2. McDonald's: Fleksibilitas Global
Siulan lima not dari kampanye "I'm Lovin' It" adalah contoh jenius dari sebuah jingle modern. Tanpa lirik, melodi ini mampu melintasi batas negara dan budaya. Ia bisa diadaptasi ke dalam berbagai genre musik—dari pop, hip-hop, hingga musik latin—namun tetap dapat dikenali secara instan. Ini mencerminkan citra McDonald's yang ceria, mudah diakses, dan universal.

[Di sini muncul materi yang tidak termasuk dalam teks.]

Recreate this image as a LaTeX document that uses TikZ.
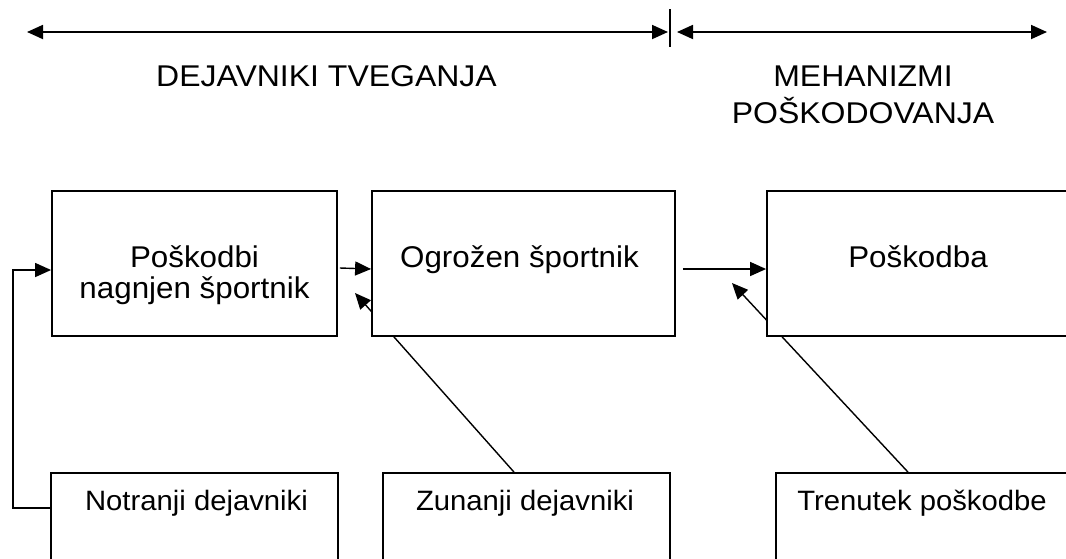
\documentclass[tikz,border=0pt]{standalone}
\usepackage{fontspec}
\setmainfont{Liberation Sans}
\newfontfamily\headfont[FakeStretch=1.066]{Liberation Sans}
\newfontfamily\boxfont[FakeStretch=1.045]{Liberation Sans}
\usetikzlibrary{arrows.meta,calc,backgrounds}
\begin{document}
\begin{tikzpicture}[x=1pt,y=-1pt,
  blk/.style={draw, line width=1.8pt, fill=white, minimum width=#1,
    minimum height=145pt, inner sep=0pt, anchor=center},
  lbl/.style={font=\boxfont\fontsize{30}{31}\selectfont, inner sep=0pt, anchor=base, align=center},
  low/.style={font=\boxfont\fontsize{28}{30}\selectfont, inner sep=0pt, anchor=base, align=center},
  head/.style={font=\headfont\fontsize{30}{37}\selectfont, inner sep=0pt, anchor=base, align=center},
  tip/.tip={Triangle[length=16pt,width=14pt]},
  conn/.style={line width=1.4pt, -tip},
  span/.style={line width=1.8pt, tip-tip}]
\useasboundingbox (0,0) rectangle (1066,558);
\clip (0,0) rectangle (1066,558);

% range arrows and divider
\coordinate (la) at (27,32);
\coordinate (lb) at (668,32);
\coordinate (ra) at (677,32);
\coordinate (rb) at (1047,32);
\draw[span] (la) -- (lb);
\draw[span] (ra) -- (rb);
\draw[line width=1.4pt] (670,9) -- (670,47);

% headings (base anchor sits on the last line)
\node[head] (h1) at (326.5,86) {DEJAVNIKI TVEGANJA};
\node[head] (h2) at (863,123) {MEHANIZMI\\POŠKODOVANJA};

% main boxes
\node[blk=285pt] (b1) at (194.5,263.5) {};
\node[blk=303pt] (b2) at (523.5,263.5) {};
\node[blk=302pt] (b3) at (918,263.5) {};
\node[lbl] (t1) at (194.5,298) {Poškodbi\\nagnjen športnik};
\node[lbl] (t2) at (519.5,267) {Ogrožen športnik};
\node[lbl] (t3) at (918,267) {Poškodba};

% factor boxes
\node[blk=287pt] (n1) at (194.5,545.5) {};
\node[blk=287pt] (z1) at (526.5,545.5) {};
\node[blk=292pt] (m1) at (922,545.5) {};
\node[low] (tn) at (196.5,510) {Notranji dejavniki};
\node[low] (tz) at (525,510) {Zunanji dejavniki};
\node[low] (tm) at (922,510) {Trenutek poškodbe};

% connectors
\draw[conn] ($(b1.east)+(2,4.5)$) -- ($(b2.west)+(0,5.5)$);
\draw[conn] ($(b2.east)+(7,5.5)$) -- ($(b3.west)+(0,5.5)$);
\draw[conn] ($(n1.west)+(0,-37.5)$) -- ++(-37,0) |- ($(b1.west)+(0,6.5)$);

\coordinate (zt) at (355,293);
\coordinate (mt) at (732,283);
\begin{pgfonlayer}{background}
  \draw[conn] ($(z1.north)+(-12.5,0)$) -- (zt);
  \draw[conn] ($(m1.north)+(-14,0)$) -- (mt);
\end{pgfonlayer}
\end{tikzpicture}
\end{document}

3. Mastercard: Ekosistem Suara Modern
Menyadari pentingnya era digital dan pembayaran tanpa sentuh, Mastercard berinvestasi besar untuk menciptakan identitas sonik yang komprehensif. Mereka menciptakan sebuah melodi inti yang kemudian diadaptasi menjadi audio logo singkat yang berbunyi di akhir setiap transaksi. Suara ini dirancang untuk memberikan rasa aman dan konfirmasi. Melodi yang sama juga diaransemen ulang menjadi berbagai genre untuk digunakan di acara sponsor, iklan, dan lainnya.
Kesimpulan
Sonic branding bukan lagi sebuah kemewahan yang hanya dimiliki oleh merek-merek raksasa. Di dunia di mana perhatian adalah mata uang yang paling berharga, membangun identitas yang dapat dikenali melalui suara adalah sebuah keharusan strategis.
Mulai dari notifikasi aplikasi, musik intro podcast, hingga audio logo di akhir video promosi, setiap suara adalah kesempatan untuk memperkuat identitas merek. Merek yang mengabaikan potensi audio sama saja dengan memasuki ruangan yang ramai dan menolak untuk berbicara.
Di dunia yang terus berbicara, merek yang paling cerdas tidak hanya memastikan mereka terlihat, tetapi juga terdengar.